Generic callouts: Vague phrases add nothing. Every callout should communicate something specific and credible about your organization.

Not using description lines on sitelinks: Sitelinks without descriptions are smaller and less compelling. Take the time to write two description lines for each sitelink — they make a material difference in how the sitelink presents.

Sitelinks pointing to unapproved domains: Every sitelink destination must be on your approved domain. Review all sitelink URLs when auditing your account for domain compliance.

Want assets set up automatically? Ad Grants Pilot generates and configures account-level sitelinks automatically during onboarding — scraping your website and using AI to identify the best pages and write the copy, so your account launches with a complete asset foundation from day one.

Ad Assets – FAQs

What are ad assets and why do they matter for Ad Grants?
Ad assets (formerly called ad extensions) are additional pieces of information that appear alongside your ads — extra links, descriptive phrases, your logo, and more. Google evaluates account asset completeness as part of ad quality scoring, and well-configured assets improve click-through rates and serving rates.
What needs to happen before we configure Business Name and Business Logo?
Advertiser verification must be completed first. Business Name and Business Logo are locked until verification is approved. Configure both immediately after verification is confirmed — they should be among the first assets you set up.
How many sitelinks do we need?
At minimum 6 sitelinks at the account level. Ten or more is better — a larger pool gives Google more options to show the most relevant links for different queries and formats.

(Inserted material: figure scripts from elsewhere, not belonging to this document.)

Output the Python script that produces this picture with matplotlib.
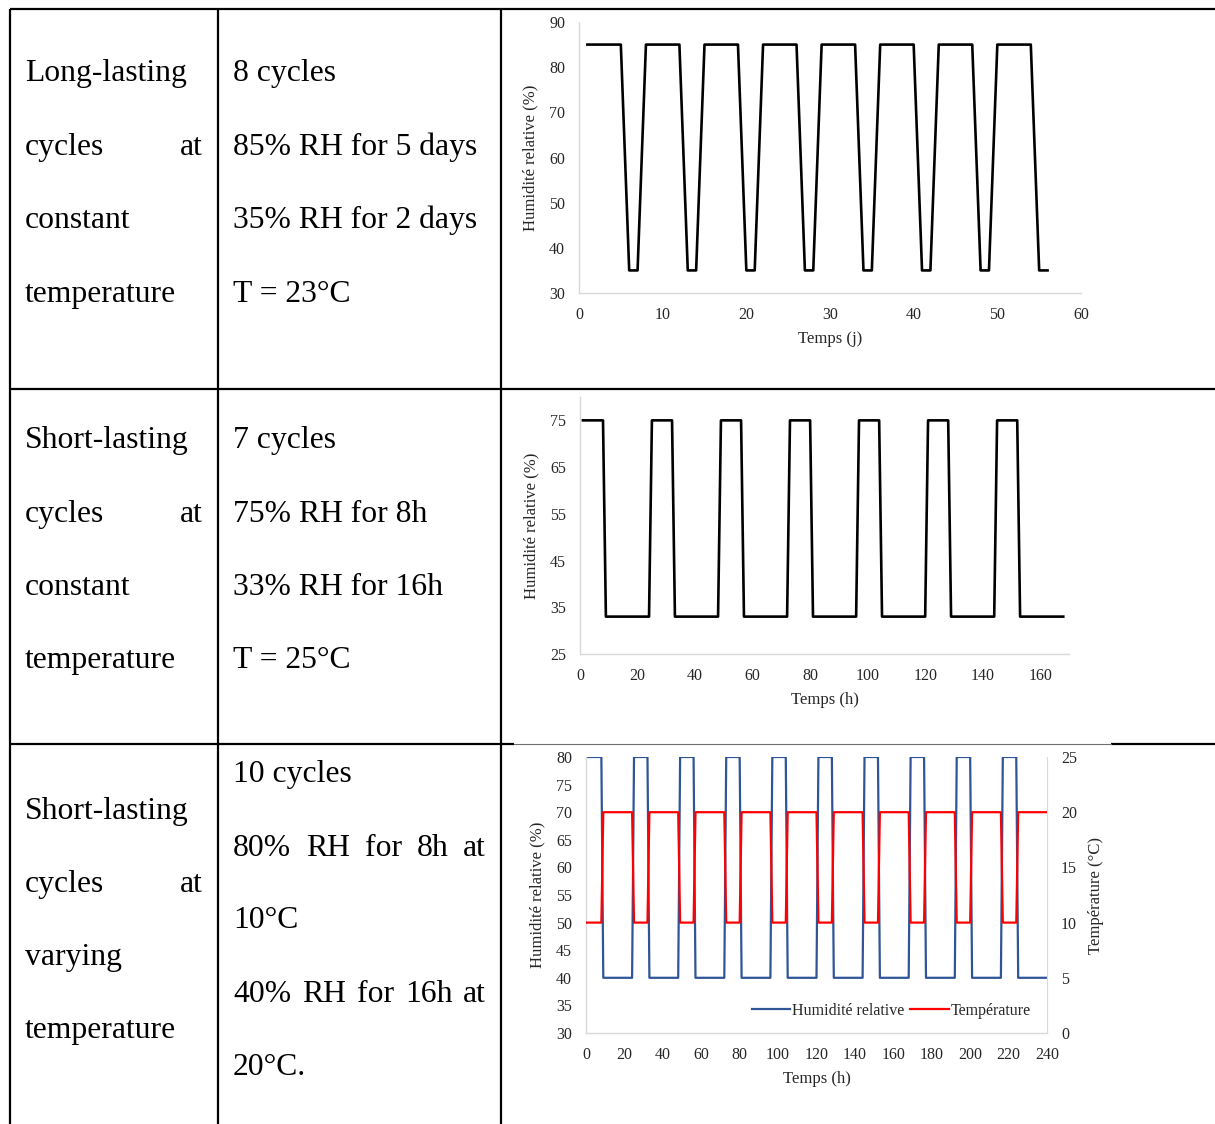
import matplotlib
matplotlib.use("Agg")
import matplotlib.pyplot as plt
from matplotlib.lines import Line2D

plt.rcParams['font.family'] = ['Liberation Serif', 'DejaVu Serif']

# ---- data -------------------------------------------------------------
# Long-lasting cycles at constant temperature (time in days, RH in %)
days_long = [1, 5, 6, 7, 8, 12, 13, 14, 15, 19, 20, 21, 22, 26, 27, 28,
             29, 33, 34, 35, 36, 40, 41, 42, 43, 47, 48, 49, 50, 54, 55, 56]
rh_long = [85, 85, 35, 35, 85, 85, 35, 35, 85, 85, 35, 35, 85, 85, 35, 35,
           85, 85, 35, 35, 85, 85, 35, 35, 85, 85, 35, 35, 85, 85, 35, 35]

# Short-lasting cycles at constant temperature (time in hours, RH in %)
hours_short = [1, 8, 9, 24, 25, 32, 33, 48, 49, 56, 57, 72, 73, 80,
               81, 96, 97, 104, 105, 120, 121, 128, 129, 144, 145, 152, 153, 168]
rh_short = [75, 75, 33, 33, 75, 75, 33, 33, 75, 75, 33, 33, 75, 75,
            33, 33, 75, 75, 33, 33, 75, 75, 33, 33, 75, 75, 33, 33]

# Short-lasting cycles at varying temperature (time in hours)
hours_var = [0, 8, 9, 24, 25, 32, 33, 48, 49, 56, 57, 72, 73, 80, 81, 96,
             97, 104, 105, 120, 121, 128, 129, 144, 145, 152, 153, 168,
             169, 176, 177, 192, 193, 200, 201, 216, 217, 224, 225, 240]
rh_var = [80, 80, 40, 40, 80, 80, 40, 40, 80, 80, 40, 40, 80, 80, 40, 40,
          80, 80, 40, 40, 80, 80, 40, 40, 80, 80, 40, 40,
          80, 80, 40, 40, 80, 80, 40, 40, 80, 80, 40, 40]
temp_var = [10, 10, 20, 20, 10, 10, 20, 20, 10, 10, 20, 20, 10, 10, 20, 20,
            10, 10, 20, 20, 10, 10, 20, 20, 10, 10, 20, 20,
            10, 10, 20, 20, 10, 10, 20, 20, 10, 10, 20, 20]

# table text: (left cell lines, middle cell lines)
row_labels = [
    ["Long-lasting", "cycles|at", "constant", "temperature"],
    ["Short-lasting", "cycles|at", "constant", "temperature"],
    ["Short-lasting", "cycles|at", "varying", "temperature"],
]
row_conditions = [
    ["8 cycles", "85% RH for 5 days", "35% RH for 2 days", "T = 23°C"],
    ["7 cycles", "75% RH for 8h", "33% RH for 16h", "T = 25°C"],
    ["10 cycles", "80%|RH|for|8h|at", "10°C", "40%|RH|for|16h|at", "20°C."],
]
label_baselines = [[81, 155, 228, 302], [448, 522, 595, 668], [819, 892, 965, 1038]]
cond_baselines = [[81, 155, 228, 302], [448, 522, 595, 668], [782, 856, 928, 1002, 1075]]

W, H = 1215, 1124
fig = plt.figure(figsize=(W / 100, H / 100), dpi=100)
fig.patch.set_facecolor("white")

# background layer in pixel coordinates for the table
bg = fig.add_axes([0, 0, 1, 1], zorder=0)
bg.set_xlim(0, W)
bg.set_ylim(H, 0)
bg.axis("off")

lw_tab = 1.6
table_lines = [
    ((10, 10), (9, H)),          # left border
    ((218, 218), (9, H)),        # first column divider
    ((501, 501), (9, H)),        # second column divider
    ((10, W), (9, 9)),           # top border
    ((10, W), (389, 389)),       # first row divider
    ((10, 514), (744, 744)),     # second row divider (left part)
    ((1111, W), (744, 744)),     # second row divider (right part)
]
for xs, ys in table_lines:
    bg.plot(xs, ys, color="black", lw=lw_tab, solid_capstyle="butt")
bg.plot((514, 1111), (744, 744), color="#6f6f6f", lw=0.8)

TFS = 22.75
renderer = fig.canvas.get_renderer()


def put_line(text, x0, x1, y):
    parts = text.split("|")
    if len(parts) == 1:
        bg.text(x0, y, text, fontsize=TFS, va="baseline", ha="left", color="black")
        return
    objs = [bg.text(x0, y, p, fontsize=TFS, va="baseline", ha="left", color="black")
            for p in parts]
    widths = [o.get_window_extent(renderer).width for o in objs]
    gap = (x1 - x0 - sum(widths)) / (len(parts) - 1)
    x = x0
    for o, w in zip(objs, widths):
        o.set_x(x)
        x += w + gap


for lines, ys in zip(row_labels, label_baselines):
    for t, y in zip(lines, ys):
        put_line(t, 25, 203, y)
for lines, ys in zip(row_conditions, cond_baselines):
    for t, y in zip(lines, ys):
        put_line(t, 233, 486, y)


def px_axes(l, t, r, b):
    return fig.add_axes([l / W, 1 - b / H, (r - l) / W, (b - t) / H], zorder=2)


GRID = "#d9d9d9"
TICK_C = "#262626"


def style(ax, fs=11.5):
    for s in ("top", "right"):
        ax.spines[s].set_visible(False)
    for s in ("left", "bottom"):
        ax.spines[s].set_color(GRID)
        ax.spines[s].set_linewidth(1.0)
    ax.tick_params(length=0, labelsize=fs, colors=TICK_C)
    ax.tick_params(axis="y", pad=10)
    ax.tick_params(axis="x", pad=10)
    ax.set_facecolor("none")


# ---- chart 1 -----------------------------------------------------------
ax1 = px_axes(579, 22, 1081, 293)
ax1.plot(days_long, rh_long, color="black", lw=1.9)
ax1.set_xlim(0, 60)
ax1.set_ylim(30, 90)
ax1.set_xticks(range(0, 61, 10))
ax1.set_yticks(range(30, 91, 10))
style(ax1)
ax1.set_xlabel("Temps (j)", fontsize=12, color=TICK_C, labelpad=6)
ax1.set_ylabel("Humidité relative (%)", fontsize=12, color=TICK_C, labelpad=8)

# ---- chart 2 -----------------------------------------------------------
ax2 = px_axes(580, 397, 1069, 654)
ax2.plot(hours_short, rh_short, color="black", lw=1.9)
ax2.set_xlim(0, 170)
ax2.set_ylim(25, 80)
ax2.set_xticks(range(0, 161, 20))
ax2.set_yticks(range(25, 76, 10))
style(ax2)
ax2.set_xlabel("Temps (h)", fontsize=12, color=TICK_C, labelpad=6)
ax2.set_ylabel("Humidité relative (%)", fontsize=12, color=TICK_C, labelpad=8)

# ---- chart 3 -----------------------------------------------------------
ax3 = px_axes(586, 757, 1047, 1033)
h_rh, = ax3.plot(hours_var, rh_var, color="#2f5597", lw=1.6)
ax3.set_xlim(0, 240)
ax3.set_ylim(30, 80)
ax3.set_xticks(range(0, 241, 20))
ax3.set_yticks(range(30, 81, 5))
style(ax3)
ax3.set_xlabel("Temps (h)", fontsize=12, color=TICK_C, labelpad=6)
ax3.set_ylabel("Humidité relative (%)", fontsize=12, color=TICK_C, labelpad=8)

ax3r = ax3.twinx()
h_t, = ax3r.plot(hours_var, temp_var, color="#ff0000", lw=1.6)
ax3r.set_ylim(0, 25)
ax3r.set_yticks(range(0, 26, 5))
for s in ("top", "left", "bottom"):
    ax3r.spines[s].set_visible(False)
ax3r.spines["right"].set_color(GRID)
ax3r.tick_params(length=0, labelsize=11.5, colors=TICK_C, pad=10)
ax3r.set_ylabel("Température (°C)", fontsize=12, color=TICK_C, labelpad=8)

ax3r.legend([h_rh, h_t], ["Humidité relative", "Température"], loc="center",
            bbox_to_anchor=(0.662, 0.08), ncol=2, frameon=False, fontsize=11.5,
            handlelength=2.4, handletextpad=0.1, columnspacing=0.4,
            labelcolor=TICK_C)

fig.savefig("out.png", dpi=100, facecolor="white")
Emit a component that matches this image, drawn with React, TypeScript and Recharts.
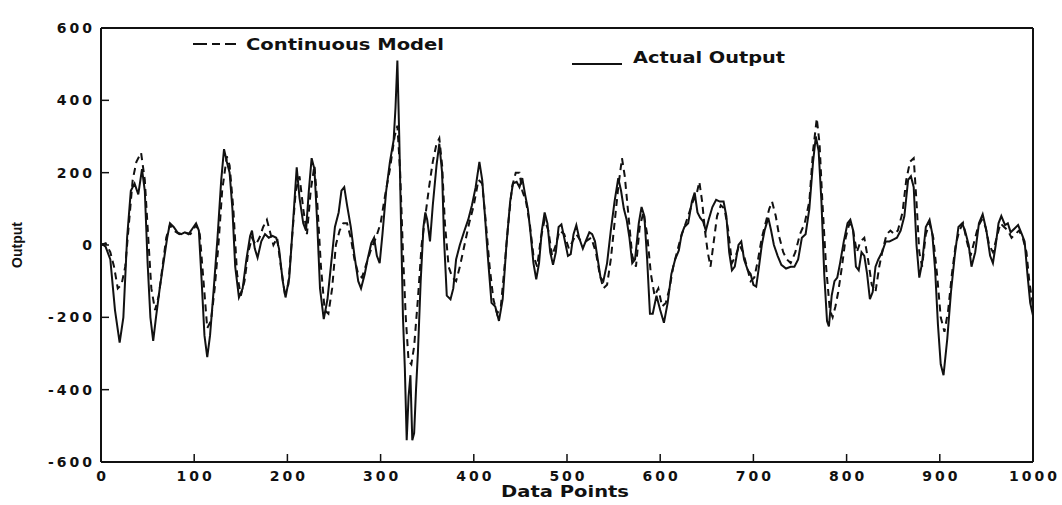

Start at the account level, then customize at campaign level as your account matures.
What makes a good sitelink?
Sitelinks should point to meaningful, distinct pages — Donate, Volunteer, Programs, About, Events, Contact, Newsletter Signup. Always write both description lines (35 characters each) for each sitelink — they significantly increase visual footprint and click quality. All destination URLs must be on your approved domain.
How many callouts do we need and what should they say?
At minimum 6 callouts at the account level. Write specific, credible phrases — “25 Years of Impact,” “100% of Donations Fund Programs,” “Free to Apply,” “Serving 10,000 Families Annually.” Avoid vague phrases like “Making a Difference” — specific claims and statistics perform better.
What are structured snippets and should we add them?
Structured snippets list specific values under a predefined header — for example, Services: “Food Pantry, Mobile Distribution, Senior Meals.” They add specificity and depth to ads and are particularly effective for organizations with multiple programs. Add at least one at the account level.
Do image assets affect Ad Grants compliance?
Image assets are not a compliance requirement but contribute to asset completeness scoring and are used by Performance Max campaigns. Upload high-quality, mission-relevant photography at the account or campaign level when possible.
What is the difference between account-level and campaign-level assets?
Account-level assets apply across all campaigns — set these up first to ensure full coverage. Campaign-level assets override or supplement account-level assets for specific campaigns, useful when a donation campaign and a volunteer campaign benefit from showing different sitelinks or callouts.
What are the most common asset setup mistakes?
Not setting Business Name and Logo after verification is confirmed, launching with too few sitelinks (fewer than 6), writing generic callouts that communicate nothing specific, skipping description lines on sitelinks, and having sitelinks that point to unapproved domains.